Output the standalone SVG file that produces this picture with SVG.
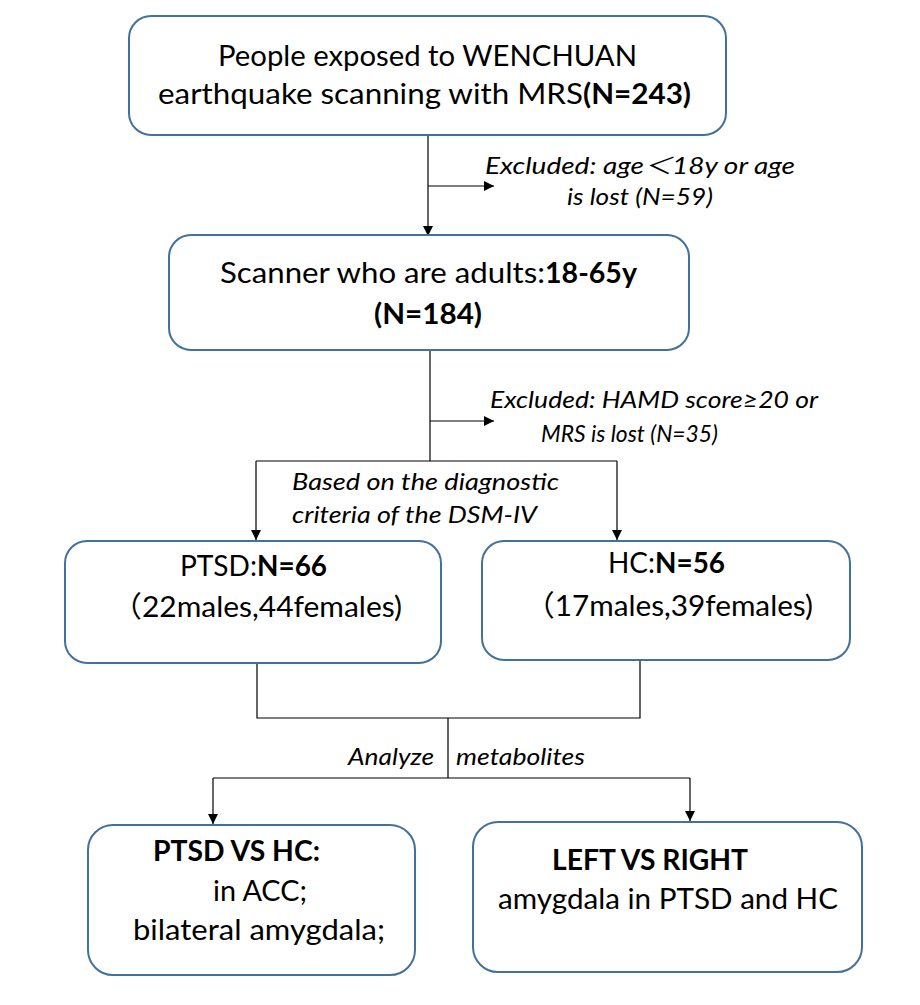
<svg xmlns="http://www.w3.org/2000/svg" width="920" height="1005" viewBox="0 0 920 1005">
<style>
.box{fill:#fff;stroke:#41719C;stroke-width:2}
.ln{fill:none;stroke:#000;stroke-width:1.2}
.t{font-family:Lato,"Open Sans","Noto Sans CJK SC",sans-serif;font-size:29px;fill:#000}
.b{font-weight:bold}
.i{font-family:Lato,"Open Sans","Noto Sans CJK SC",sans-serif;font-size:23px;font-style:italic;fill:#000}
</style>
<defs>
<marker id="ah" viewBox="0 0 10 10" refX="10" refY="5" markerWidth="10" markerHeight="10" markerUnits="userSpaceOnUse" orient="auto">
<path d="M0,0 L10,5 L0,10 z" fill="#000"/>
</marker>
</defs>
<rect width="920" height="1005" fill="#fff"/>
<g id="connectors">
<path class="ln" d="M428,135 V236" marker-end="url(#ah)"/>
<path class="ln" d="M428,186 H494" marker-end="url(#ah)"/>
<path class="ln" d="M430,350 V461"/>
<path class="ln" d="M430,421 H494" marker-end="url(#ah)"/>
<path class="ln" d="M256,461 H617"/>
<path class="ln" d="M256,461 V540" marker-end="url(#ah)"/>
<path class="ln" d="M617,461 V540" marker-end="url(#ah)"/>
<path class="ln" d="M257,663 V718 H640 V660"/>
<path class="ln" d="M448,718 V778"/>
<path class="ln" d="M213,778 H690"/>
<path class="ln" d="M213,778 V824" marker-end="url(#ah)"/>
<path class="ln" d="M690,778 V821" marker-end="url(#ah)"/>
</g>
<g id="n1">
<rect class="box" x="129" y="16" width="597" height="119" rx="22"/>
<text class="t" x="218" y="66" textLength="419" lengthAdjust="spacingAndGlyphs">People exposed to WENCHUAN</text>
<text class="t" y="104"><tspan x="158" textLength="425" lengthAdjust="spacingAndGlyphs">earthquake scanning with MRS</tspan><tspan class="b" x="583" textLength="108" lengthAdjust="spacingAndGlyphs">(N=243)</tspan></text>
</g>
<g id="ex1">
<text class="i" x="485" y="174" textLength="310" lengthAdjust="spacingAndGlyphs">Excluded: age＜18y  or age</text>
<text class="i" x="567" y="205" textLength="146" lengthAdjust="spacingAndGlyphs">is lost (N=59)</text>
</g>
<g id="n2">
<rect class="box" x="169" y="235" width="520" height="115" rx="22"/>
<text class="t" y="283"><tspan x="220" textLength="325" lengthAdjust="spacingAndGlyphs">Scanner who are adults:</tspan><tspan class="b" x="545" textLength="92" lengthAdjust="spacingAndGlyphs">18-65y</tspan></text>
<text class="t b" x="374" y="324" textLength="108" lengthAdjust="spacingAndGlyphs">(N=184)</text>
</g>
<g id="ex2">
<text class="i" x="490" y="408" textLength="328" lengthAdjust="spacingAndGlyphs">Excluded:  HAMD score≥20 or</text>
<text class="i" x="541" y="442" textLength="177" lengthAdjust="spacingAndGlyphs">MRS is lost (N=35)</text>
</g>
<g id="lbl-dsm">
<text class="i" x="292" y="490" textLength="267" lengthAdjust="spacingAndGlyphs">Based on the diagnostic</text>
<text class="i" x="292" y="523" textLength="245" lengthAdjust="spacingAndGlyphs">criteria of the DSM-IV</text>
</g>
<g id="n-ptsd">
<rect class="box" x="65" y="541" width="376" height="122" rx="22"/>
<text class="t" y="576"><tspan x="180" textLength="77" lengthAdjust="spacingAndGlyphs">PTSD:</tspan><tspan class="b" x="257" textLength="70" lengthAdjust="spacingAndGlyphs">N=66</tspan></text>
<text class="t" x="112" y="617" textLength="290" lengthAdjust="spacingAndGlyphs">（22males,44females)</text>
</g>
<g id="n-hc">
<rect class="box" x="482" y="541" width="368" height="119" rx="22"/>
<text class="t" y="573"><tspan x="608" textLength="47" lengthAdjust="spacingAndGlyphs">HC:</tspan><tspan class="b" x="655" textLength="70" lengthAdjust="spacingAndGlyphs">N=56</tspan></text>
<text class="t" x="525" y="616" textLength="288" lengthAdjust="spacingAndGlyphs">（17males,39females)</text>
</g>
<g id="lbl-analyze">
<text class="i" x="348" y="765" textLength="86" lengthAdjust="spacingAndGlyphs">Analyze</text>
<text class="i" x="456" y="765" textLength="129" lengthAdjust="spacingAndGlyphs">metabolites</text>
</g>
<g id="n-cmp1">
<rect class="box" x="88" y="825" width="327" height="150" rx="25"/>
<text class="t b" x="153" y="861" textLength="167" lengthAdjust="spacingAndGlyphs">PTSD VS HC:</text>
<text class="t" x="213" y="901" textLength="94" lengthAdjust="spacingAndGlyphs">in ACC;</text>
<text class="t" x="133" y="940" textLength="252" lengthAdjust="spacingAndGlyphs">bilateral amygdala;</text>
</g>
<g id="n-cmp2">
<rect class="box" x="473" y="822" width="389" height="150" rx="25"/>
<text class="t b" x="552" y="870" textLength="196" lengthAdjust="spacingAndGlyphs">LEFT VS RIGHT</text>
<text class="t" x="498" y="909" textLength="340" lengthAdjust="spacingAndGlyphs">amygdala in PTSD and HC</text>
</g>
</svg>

**Exercise**
From the material above, reproduce everything verbatim except the pictures.

**Task output**
Output the standalone SVG file that produces this picture with SVG.
<svg xmlns="http://www.w3.org/2000/svg" width="920" height="1005" viewBox="0 0 920 1005">
<style>
.box{fill:#fff;stroke:#41719C;stroke-width:2}
.ln{fill:none;stroke:#000;stroke-width:1.2}
.t{font-family:Lato,"Open Sans","Noto Sans CJK SC",sans-serif;font-size:29px;fill:#000}
.b{font-weight:bold}
.i{font-family:Lato,"Open Sans","Noto Sans CJK SC",sans-serif;font-size:23px;font-style:italic;fill:#000}
</style>
<defs>
<marker id="ah" viewBox="0 0 10 10" refX="10" refY="5" markerWidth="10" markerHeight="10" markerUnits="userSpaceOnUse" orient="auto">
<path d="M0,0 L10,5 L0,10 z" fill="#000"/>
</marker>
</defs>
<rect width="920" height="1005" fill="#fff"/>
<g id="connectors">
<path class="ln" d="M428,135 V236" marker-end="url(#ah)"/>
<path class="ln" d="M428,186 H494" marker-end="url(#ah)"/>
<path class="ln" d="M430,350 V461"/>
<path class="ln" d="M430,421 H494" marker-end="url(#ah)"/>
<path class="ln" d="M256,461 H617"/>
<path class="ln" d="M256,461 V540" marker-end="url(#ah)"/>
<path class="ln" d="M617,461 V540" marker-end="url(#ah)"/>
<path class="ln" d="M257,663 V718 H640 V660"/>
<path class="ln" d="M448,718 V778"/>
<path class="ln" d="M213,778 H690"/>
<path class="ln" d="M213,778 V824" marker-end="url(#ah)"/>
<path class="ln" d="M690,778 V821" marker-end="url(#ah)"/>
</g>
<g id="n1">
<rect class="box" x="129" y="16" width="597" height="119" rx="22"/>
<text class="t" x="218" y="66" textLength="419" lengthAdjust="spacingAndGlyphs">People exposed to WENCHUAN</text>
<text class="t" y="104"><tspan x="158" textLength="425" lengthAdjust="spacingAndGlyphs">earthquake scanning with MRS</tspan><tspan class="b" x="583" textLength="108" lengthAdjust="spacingAndGlyphs">(N=243)</tspan></text>
</g>
<g id="ex1">
<text class="i" x="485" y="174" textLength="310" lengthAdjust="spacingAndGlyphs">Excluded: age＜18y  or age</text>
<text class="i" x="567" y="205" textLength="146" lengthAdjust="spacingAndGlyphs">is lost (N=59)</text>
</g>
<g id="n2">
<rect class="box" x="169" y="235" width="520" height="115" rx="22"/>
<text class="t" y="283"><tspan x="220" textLength="325" lengthAdjust="spacingAndGlyphs">Scanner who are adults:</tspan><tspan class="b" x="545" textLength="92" lengthAdjust="spacingAndGlyphs">18-65y</tspan></text>
<text class="t b" x="374" y="324" textLength="108" lengthAdjust="spacingAndGlyphs">(N=184)</text>
</g>
<g id="ex2">
<text class="i" x="490" y="408" textLength="328" lengthAdjust="spacingAndGlyphs">Excluded:  HAMD score≥20 or</text>
<text class="i" x="541" y="442" textLength="177" lengthAdjust="spacingAndGlyphs">MRS is lost (N=35)</text>
</g>
<g id="lbl-dsm">
<text class="i" x="292" y="490" textLength="267" lengthAdjust="spacingAndGlyphs">Based on the diagnostic</text>
<text class="i" x="292" y="523" textLength="245" lengthAdjust="spacingAndGlyphs">criteria of the DSM-IV</text>
</g>
<g id="n-ptsd">
<rect class="box" x="65" y="541" width="376" height="122" rx="22"/>
<text class="t" y="576"><tspan x="180" textLength="77" lengthAdjust="spacingAndGlyphs">PTSD:</tspan><tspan class="b" x="257" textLength="70" lengthAdjust="spacingAndGlyphs">N=66</tspan></text>
<text class="t" x="112" y="617" textLength="290" lengthAdjust="spacingAndGlyphs">（22males,44females)</text>
</g>
<g id="n-hc">
<rect class="box" x="482" y="541" width="368" height="119" rx="22"/>
<text class="t" y="573"><tspan x="608" textLength="47" lengthAdjust="spacingAndGlyphs">HC:</tspan><tspan class="b" x="655" textLength="70" lengthAdjust="spacingAndGlyphs">N=56</tspan></text>
<text class="t" x="525" y="616" textLength="288" lengthAdjust="spacingAndGlyphs">（17males,39females)</text>
</g>
<g id="lbl-analyze">
<text class="i" x="348" y="765" textLength="86" lengthAdjust="spacingAndGlyphs">Analyze</text>
<text class="i" x="456" y="765" textLength="129" lengthAdjust="spacingAndGlyphs">metabolites</text>
</g>
<g id="n-cmp1">
<rect class="box" x="88" y="825" width="327" height="150" rx="25"/>
<text class="t b" x="153" y="861" textLength="167" lengthAdjust="spacingAndGlyphs">PTSD VS HC:</text>
<text class="t" x="213" y="901" textLength="94" lengthAdjust="spacingAndGlyphs">in ACC;</text>
<text class="t" x="133" y="940" textLength="252" lengthAdjust="spacingAndGlyphs">bilateral amygdala;</text>
</g>
<g id="n-cmp2">
<rect class="box" x="473" y="822" width="389" height="150" rx="25"/>
<text class="t b" x="552" y="870" textLength="196" lengthAdjust="spacingAndGlyphs">LEFT VS RIGHT</text>
<text class="t" x="498" y="909" textLength="340" lengthAdjust="spacingAndGlyphs">amygdala in PTSD and HC</text>
</g>
</svg>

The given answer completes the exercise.